> **WRITTEN REQUEST**
Reproduce the listing exactly, with no pictures in your copy.

> **AVAILABLE DATA**
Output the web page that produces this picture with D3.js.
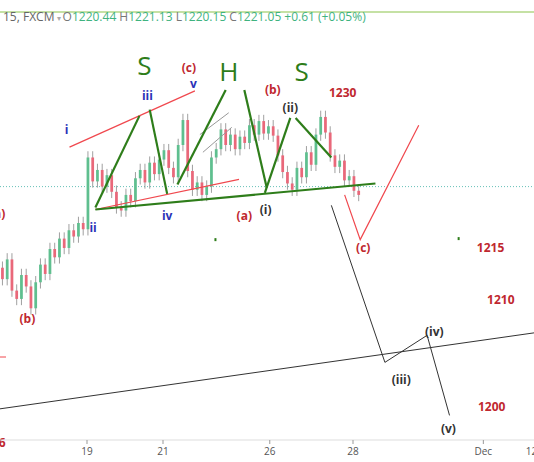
<!DOCTYPE html>
<html><head><meta charset="utf-8">
<script src="https://cdn.jsdelivr.net/npm/d3@7"></script>
<style>body{margin:0;background:#fff;font-family:"Open Sans",sans-serif}</style>
</head><body>
<svg id="chart" width="534" height="462"></svg>
<script>
// closes, one every 1/8 trading day, starting at day -2.35 (day 0 = Nov 19)
const closes = [1213.2,1212.1,1214.0,1211.0,1210.2,1212.5,1211.4,1209.3,1211.8,1213.5,1212.6,1215.0,1214.2,1216.0,1215.1,1216.8,1216.2,1217.5,1216.9,1223.8,
  1221.5,1222.6,1221.0,1222.1,1220.5,1219.0,1218.7,1220.2,1219.6,1221.8,1222.6,1221.4,1223.3,1222.2,1223.6,1224.5,1222.8,1221.9,1225.0,1227.4,
  1222.5,1220.7,1221.4,1220.2,1221.0,1223.8,1224.6,1226.5,1225.0,1226.0,1224.6,1225.8,1225.2,1226.9,1226.0,1227.3,1226.1,1226.8,1225.9,1224.0,
  1222.4,1221.3,1220.7,1222.8,1221.9,1224.3,1223.1,1226.0,1227.7,1226.2,1224.0,1222.9,1223.5,1221.6,1222.0,1220.6,1220.2];
const startDay = -2.35, step = 1/8;
const tickDays = [0, 2, 4.81, 7.0, 10.43, 11.85];
const tickLabels = ["19", "21", "26", "28", "Dec", "12"];

// annotation lines: [day, price] points
const redLines = [
  [[-0.46,1224.8],[2.84,1230.2]],
  [[0.22,1218.8],[4.0,1221.7]],
  [[6.78,1220.2],[7.19,1215.9],[8.73,1226.9]]
];
const greenLines = [
  [[0.22,1219.0],[1.38,1227.8]],
  [[1.65,1228.4],[2.11,1220.3]],
  [[2.38,1221.2],[3.65,1230.3]],
  [[4.14,1230.3],[4.73,1220.9]],
  [[4.68,1220.4],[5.35,1227.6]],
  [[5.49,1227.6],[6.43,1223.8]],
  [[0.22,1218.8],[7.59,1221.3]]
];
const greyLines = [
  [[3.05,1224.3],[3.81,1226.7]],
  [[2.97,1226.0],[3.73,1228.1]]
];
const blackLines = [
  [[6.43,1219.2],[7.84,1204.1],[8.95,1206.7],[9.54,1199.0]],
  [[-2.35,1199.6],[12.08,1207.1]]
];
const labels = [
  ["S",1.51,1231.7,"#2e7d1a",26],["H",3.73,1231.2,"#2e7d1a",26],["S",5.65,1231.2,"#2e7d1a",26],
  ["(c)",2.68,1232.0,"#c0282f",12],["v",2.8,1230.5,"#2a32b8",12],["iii",1.59,1229.3,"#2a32b8",12],
  ["i",-0.54,1226.1,"#2a32b8",12],["ii",0.16,1216.6,"#2a32b8",12],["iv",2.11,1217.8,"#2a32b8",12],
  ["(b)",4.89,1229.9,"#c0282f",12],["1230",6.73,1229.6,"#c0282f",12],["(ii)",5.35,1228.2,"#333",12],
  ["(a)",4.14,1217.8,"#c0282f",12],["(i)",4.7,1218.4,"#333",12],["(c)",7.27,1214.7,"#c0282f",12],
  ["1215",10.62,1214.7,"#c0282f",12],["1210",10.89,1209.7,"#c0282f",12],["(iv)",9.14,1206.6,"#333",12],
  ["(iii)",8.27,1202.0,"#333",12],["1200",10.65,1199.4,"#c0282f",12],["(v)",9.51,1197.3,"#333",12],
  ["(b)",-1.57,1207.9,"#c0282f",12],["a)",-2.3,1218.0,"#c0282f",12],["1196",-2.5,1196.0,"#c0282f",12]
];

const svg = d3.select("#chart");
const x = d3.scaleLinear().domain([0, 2]).range([87, 163]);
const y = d3.scaleLinear().domain([1200, 1230]).range([405, 93]);

// header
svg.append("line").attr("x1",0).attr("x2",534).attr("y1",12).attr("y2",12).attr("stroke","#8bc34a").attr("stroke-width",1);
const hdr = svg.append("text").attr("x",3).attr("y",21).attr("font-size",12);
hdr.append("tspan").attr("fill","#666").text("15, FXCM");
hdr.append("tspan").attr("fill","#aaa").attr("font-size",8).text(" \u25BE   ");
[["O","1220.44"],["H","1221.13"],["L","1220.15"],["C","1221.05"]].forEach(([k,v]) => {
  hdr.append("tspan").attr("fill","#777").text(" " + k);
  hdr.append("tspan").attr("fill","#3fb37f").text(v + " ");
});
hdr.append("tspan").attr("fill","#3fb37f").text(" +0.61 (+0.05%)");

// dotted last-price line
svg.append("line").attr("x1",0).attr("x2",534).attr("y1",y(1221.0)).attr("y2",y(1221.0))
  .attr("stroke","#26a69a").attr("stroke-dasharray","1,2").attr("opacity",0.7);

// candles
const w = Math.max(1.5, x(step) - x(0) - 2);
closes.forEach((c, i) => {
  const o = i ? closes[i-1] : c + 0.5;
  const cx = x(startDay + i*step);
  const up = c >= o;
  const col = up ? "#5fbf8f" : "#e9687a";
  svg.append("line").attr("x1",cx).attr("x2",cx)
    .attr("y1",y(Math.max(o,c)+0.6)).attr("y2",y(Math.min(o,c)-0.6)).attr("stroke","#888").attr("stroke-width",0.8);
  svg.append("rect").attr("x",cx-w/2).attr("width",w)
    .attr("y",y(Math.max(o,c))).attr("height",Math.max(1,Math.abs(y(o)-y(c)))).attr("fill",col);
});

const line = d3.line().x(d => x(d[0])).y(d => y(d[1]));
const draw = (set, color, width) => set.forEach(pts =>
  svg.append("path").attr("d",line(pts)).attr("fill","none").attr("stroke",color).attr("stroke-width",width));
draw(greyLines, "#999", 1);
draw(redLines, "#f0484e", 1.2);
draw(greenLines, "#2e7d1a", 2.2);
draw(blackLines, "#333", 1);

// small marks
[[3.38,1215.9],[9.78,1216.0]].forEach(d =>
  svg.append("rect").attr("x",x(d[0])-1).attr("y",y(d[1])-1.5).attr("width",2).attr("height",3).attr("fill","#2e7d1a"));
svg.append("line").attr("x1",0).attr("x2",6).attr("y1",357).attr("y2",357).attr("stroke","#f0484e");

labels.forEach(([t,dx,p,col,fs]) =>
  svg.append("text").attr("x",x(dx)).attr("y",y(p)).attr("text-anchor","middle")
    .attr("font-size",fs).attr("font-weight",fs > 20 ? "normal" : "bold").attr("fill",col).text(t));

// x axis
svg.append("line").attr("x1",0).attr("x2",534).attr("y1",440).attr("y2",440).attr("stroke","#ddd");
tickDays.forEach((d, i) => {
  svg.append("line").attr("x1",x(d)).attr("x2",x(d)).attr("y1",440).attr("y2",444).attr("stroke","#999");
  svg.append("text").attr("x",x(d)).attr("y",455).attr("text-anchor", i === tickDays.length - 1 ? "end" : "middle")
    .attr("font-size",10).attr("fill","#555").text(tickLabels[i]);
});
</script>
</body></html>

> **EXERCISE OUTPUT**
Output the web page that produces this picture with D3.js.
<!DOCTYPE html>
<html><head><meta charset="utf-8">
<script src="https://cdn.jsdelivr.net/npm/d3@7"></script>
<style>body{margin:0;background:#fff;font-family:"Open Sans",sans-serif}</style>
</head><body>
<svg id="chart" width="534" height="462"></svg>
<script>
// closes, one every 1/8 trading day, starting at day -2.35 (day 0 = Nov 19)
const closes = [1213.2,1212.1,1214.0,1211.0,1210.2,1212.5,1211.4,1209.3,1211.8,1213.5,1212.6,1215.0,1214.2,1216.0,1215.1,1216.8,1216.2,1217.5,1216.9,1223.8,
  1221.5,1222.6,1221.0,1222.1,1220.5,1219.0,1218.7,1220.2,1219.6,1221.8,1222.6,1221.4,1223.3,1222.2,1223.6,1224.5,1222.8,1221.9,1225.0,1227.4,
  1222.5,1220.7,1221.4,1220.2,1221.0,1223.8,1224.6,1226.5,1225.0,1226.0,1224.6,1225.8,1225.2,1226.9,1226.0,1227.3,1226.1,1226.8,1225.9,1224.0,
  1222.4,1221.3,1220.7,1222.8,1221.9,1224.3,1223.1,1226.0,1227.7,1226.2,1224.0,1222.9,1223.5,1221.6,1222.0,1220.6,1220.2];
const startDay = -2.35, step = 1/8;
const tickDays = [0, 2, 4.81, 7.0, 10.43, 11.85];
const tickLabels = ["19", "21", "26", "28", "Dec", "12"];

// annotation lines: [day, price] points
const redLines = [
  [[-0.46,1224.8],[2.84,1230.2]],
  [[0.22,1218.8],[4.0,1221.7]],
  [[6.78,1220.2],[7.19,1215.9],[8.73,1226.9]]
];
const greenLines = [
  [[0.22,1219.0],[1.38,1227.8]],
  [[1.65,1228.4],[2.11,1220.3]],
  [[2.38,1221.2],[3.65,1230.3]],
  [[4.14,1230.3],[4.73,1220.9]],
  [[4.68,1220.4],[5.35,1227.6]],
  [[5.49,1227.6],[6.43,1223.8]],
  [[0.22,1218.8],[7.59,1221.3]]
];
const greyLines = [
  [[3.05,1224.3],[3.81,1226.7]],
  [[2.97,1226.0],[3.73,1228.1]]
];
const blackLines = [
  [[6.43,1219.2],[7.84,1204.1],[8.95,1206.7],[9.54,1199.0]],
  [[-2.35,1199.6],[12.08,1207.1]]
];
const labels = [
  ["S",1.51,1231.7,"#2e7d1a",26],["H",3.73,1231.2,"#2e7d1a",26],["S",5.65,1231.2,"#2e7d1a",26],
  ["(c)",2.68,1232.0,"#c0282f",12],["v",2.8,1230.5,"#2a32b8",12],["iii",1.59,1229.3,"#2a32b8",12],
  ["i",-0.54,1226.1,"#2a32b8",12],["ii",0.16,1216.6,"#2a32b8",12],["iv",2.11,1217.8,"#2a32b8",12],
  ["(b)",4.89,1229.9,"#c0282f",12],["1230",6.73,1229.6,"#c0282f",12],["(ii)",5.35,1228.2,"#333",12],
  ["(a)",4.14,1217.8,"#c0282f",12],["(i)",4.7,1218.4,"#333",12],["(c)",7.27,1214.7,"#c0282f",12],
  ["1215",10.62,1214.7,"#c0282f",12],["1210",10.89,1209.7,"#c0282f",12],["(iv)",9.14,1206.6,"#333",12],
  ["(iii)",8.27,1202.0,"#333",12],["1200",10.65,1199.4,"#c0282f",12],["(v)",9.51,1197.3,"#333",12],
  ["(b)",-1.57,1207.9,"#c0282f",12],["a)",-2.3,1218.0,"#c0282f",12],["1196",-2.5,1196.0,"#c0282f",12]
];

const svg = d3.select("#chart");
const x = d3.scaleLinear().domain([0, 2]).range([87, 163]);
const y = d3.scaleLinear().domain([1200, 1230]).range([405, 93]);

// header
svg.append("line").attr("x1",0).attr("x2",534).attr("y1",12).attr("y2",12).attr("stroke","#8bc34a").attr("stroke-width",1);
const hdr = svg.append("text").attr("x",3).attr("y",21).attr("font-size",12);
hdr.append("tspan").attr("fill","#666").text("15, FXCM");
hdr.append("tspan").attr("fill","#aaa").attr("font-size",8).text(" \u25BE   ");
[["O","1220.44"],["H","1221.13"],["L","1220.15"],["C","1221.05"]].forEach(([k,v]) => {
  hdr.append("tspan").attr("fill","#777").text(" " + k);
  hdr.append("tspan").attr("fill","#3fb37f").text(v + " ");
});
hdr.append("tspan").attr("fill","#3fb37f").text(" +0.61 (+0.05%)");

// dotted last-price line
svg.append("line").attr("x1",0).attr("x2",534).attr("y1",y(1221.0)).attr("y2",y(1221.0))
  .attr("stroke","#26a69a").attr("stroke-dasharray","1,2").attr("opacity",0.7);

// candles
const w = Math.max(1.5, x(step) - x(0) - 2);
closes.forEach((c, i) => {
  const o = i ? closes[i-1] : c + 0.5;
  const cx = x(startDay + i*step);
  const up = c >= o;
  const col = up ? "#5fbf8f" : "#e9687a";
  svg.append("line").attr("x1",cx).attr("x2",cx)
    .attr("y1",y(Math.max(o,c)+0.6)).attr("y2",y(Math.min(o,c)-0.6)).attr("stroke","#888").attr("stroke-width",0.8);
  svg.append("rect").attr("x",cx-w/2).attr("width",w)
    .attr("y",y(Math.max(o,c))).attr("height",Math.max(1,Math.abs(y(o)-y(c)))).attr("fill",col);
});

const line = d3.line().x(d => x(d[0])).y(d => y(d[1]));
const draw = (set, color, width) => set.forEach(pts =>
  svg.append("path").attr("d",line(pts)).attr("fill","none").attr("stroke",color).attr("stroke-width",width));
draw(greyLines, "#999", 1);
draw(redLines, "#f0484e", 1.2);
draw(greenLines, "#2e7d1a", 2.2);
draw(blackLines, "#333", 1);

// small marks
[[3.38,1215.9],[9.78,1216.0]].forEach(d =>
  svg.append("rect").attr("x",x(d[0])-1).attr("y",y(d[1])-1.5).attr("width",2).attr("height",3).attr("fill","#2e7d1a"));
svg.append("line").attr("x1",0).attr("x2",6).attr("y1",357).attr("y2",357).attr("stroke","#f0484e");

labels.forEach(([t,dx,p,col,fs]) =>
  svg.append("text").attr("x",x(dx)).attr("y",y(p)).attr("text-anchor","middle")
    .attr("font-size",fs).attr("font-weight",fs > 20 ? "normal" : "bold").attr("fill",col).text(t));

// x axis
svg.append("line").attr("x1",0).attr("x2",534).attr("y1",440).attr("y2",440).attr("stroke","#ddd");
tickDays.forEach((d, i) => {
  svg.append("line").attr("x1",x(d)).attr("x2",x(d)).attr("y1",440).attr("y2",444).attr("stroke","#999");
  svg.append("text").attr("x",x(d)).attr("y",455).attr("text-anchor", i === tickDays.length - 1 ? "end" : "middle")
    .attr("font-size",10).attr("fill","#555").text(tickLabels[i]);
});
</script>
</body></html>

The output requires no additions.